──────── AVAILABLE DATA ────────

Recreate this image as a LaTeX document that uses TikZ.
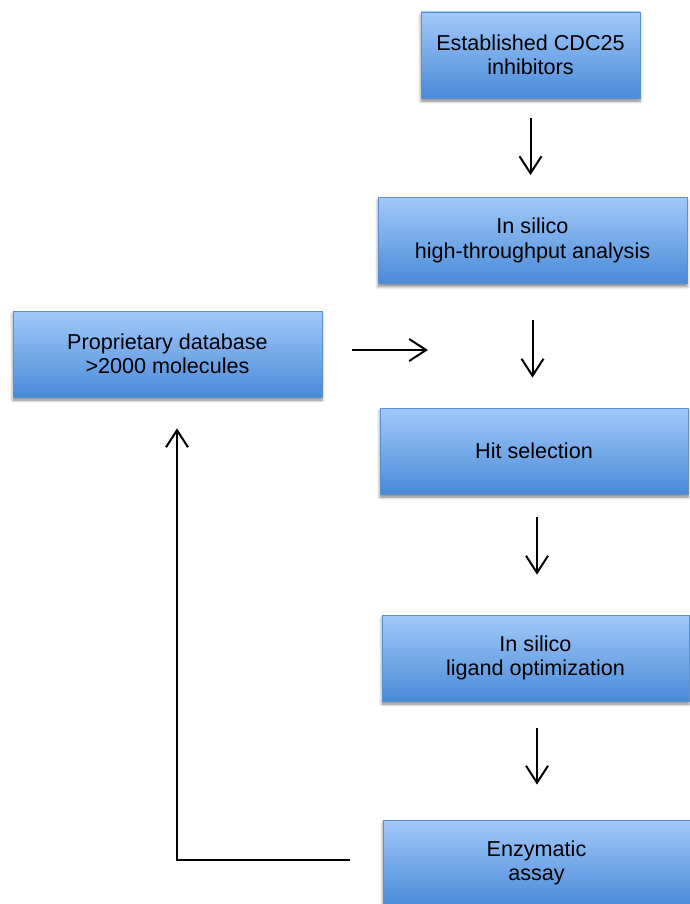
\documentclass[tikz,border=0pt]{standalone}
\usepackage{fontspec}
\setmainfont{Liberation Sans}
\usepackage{xcolor}
\usetikzlibrary{positioning, arrows.meta, shadows.blur}

\definecolor{boxtop}{HTML}{A2C9FA}
\definecolor{boxbot}{HTML}{4A8AD8}
\definecolor{boxline}{HTML}{5B8FD0}

\begin{document}
\begin{tikzpicture}[x=1pt,y=-1pt,thick,
			flow/.style={-{Straight Barb[length=17pt,width=22pt,line width=2pt]},line width=2pt},
			main box/.style={rectangle,draw=boxline,line width=0.8pt,top color=boxtop,bottom color=boxbot,
				minimum width=307pt,minimum height=86pt,align=center,
				font=\fontsize{21.6}{24.5}\selectfont,
				blur shadow={shadow xshift=0pt,shadow yshift=-3pt,shadow blur radius=3pt,shadow opacity=50}}]
			
			\useasboundingbox (0,0) rectangle (690,904);
			
			\node[main box,minimum width=219pt] (est) at (530.5,55) {Established CDC25\\inhibitors};
			\node[main box,minimum width=309pt] (silico) at (532.5,240.5) {In silico\\high-throughput analysis};
			\node[main box,minimum width=309pt] (db) at (167.5,354) {Proprietary database\\>2000 molecules};
			\node[main box,minimum width=308pt] (hit) at (534,451) {Hit selection};
			\node[main box] (ligand) at (535.5,658) {In silico\\ligand optimization};
			\node[main box] (assay) at (536.5,863) {Enzymatic\\assay};
			\coordinate (dbtip) at (428,354);
			
			\draw[flow,shorten <=20pt,shorten >=22pt] (est.south) -- (est.south |- silico.north);
			\draw[flow,shorten <=36pt,shorten >=30pt] (silico.south) -- (silico.south |- hit.north);
			\draw[flow,shorten <=23pt,shorten >=40pt] ([xshift=3pt]hit.south) -- ([xshift=3pt]hit.south |- ligand.north);
			\draw[flow,shorten <=27pt,shorten >=35pt] ([xshift=1.5pt]ligand.south) -- ([xshift=1.5pt]ligand.south |- assay.north);
			\draw[flow,shorten <=30pt] ([yshift=4pt]db.east) -- ([yshift=4pt]dbtip);
			\draw[flow,shorten <=33pt,shorten >=31pt] ([yshift=3pt]assay.west) -| ([xshift=9.5pt]db.south);
		\end{tikzpicture}
\end{document}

────────

### TASK STATEMENT
Quote the data exactly, leaving every image out of the copy.

### TASK ANSWER
Recreate this image as a LaTeX document that uses TikZ.
\documentclass[tikz,border=0pt]{standalone}
\usepackage{fontspec}
\setmainfont{Liberation Sans}
\usepackage{xcolor}
\usetikzlibrary{positioning, arrows.meta, shadows.blur}

\definecolor{boxtop}{HTML}{A2C9FA}
\definecolor{boxbot}{HTML}{4A8AD8}
\definecolor{boxline}{HTML}{5B8FD0}

\begin{document}
\begin{tikzpicture}[x=1pt,y=-1pt,thick,
			flow/.style={-{Straight Barb[length=17pt,width=22pt,line width=2pt]},line width=2pt},
			main box/.style={rectangle,draw=boxline,line width=0.8pt,top color=boxtop,bottom color=boxbot,
				minimum width=307pt,minimum height=86pt,align=center,
				font=\fontsize{21.6}{24.5}\selectfont,
				blur shadow={shadow xshift=0pt,shadow yshift=-3pt,shadow blur radius=3pt,shadow opacity=50}}]
			
			\useasboundingbox (0,0) rectangle (690,904);
			
			\node[main box,minimum width=219pt] (est) at (530.5,55) {Established CDC25\\inhibitors};
			\node[main box,minimum width=309pt] (silico) at (532.5,240.5) {In silico\\high-throughput analysis};
			\node[main box,minimum width=309pt] (db) at (167.5,354) {Proprietary database\\>2000 molecules};
			\node[main box,minimum width=308pt] (hit) at (534,451) {Hit selection};
			\node[main box] (ligand) at (535.5,658) {In silico\\ligand optimization};
			\node[main box] (assay) at (536.5,863) {Enzymatic\\assay};
			\coordinate (dbtip) at (428,354);
			
			\draw[flow,shorten <=20pt,shorten >=22pt] (est.south) -- (est.south |- silico.north);
			\draw[flow,shorten <=36pt,shorten >=30pt] (silico.south) -- (silico.south |- hit.north);
			\draw[flow,shorten <=23pt,shorten >=40pt] ([xshift=3pt]hit.south) -- ([xshift=3pt]hit.south |- ligand.north);
			\draw[flow,shorten <=27pt,shorten >=35pt] ([xshift=1.5pt]ligand.south) -- ([xshift=1.5pt]ligand.south |- assay.north);
			\draw[flow,shorten <=30pt] ([yshift=4pt]db.east) -- ([yshift=4pt]dbtip);
			\draw[flow,shorten <=33pt,shorten >=31pt] ([yshift=3pt]assay.west) -| ([xshift=9.5pt]db.south);
		\end{tikzpicture}
\end{document}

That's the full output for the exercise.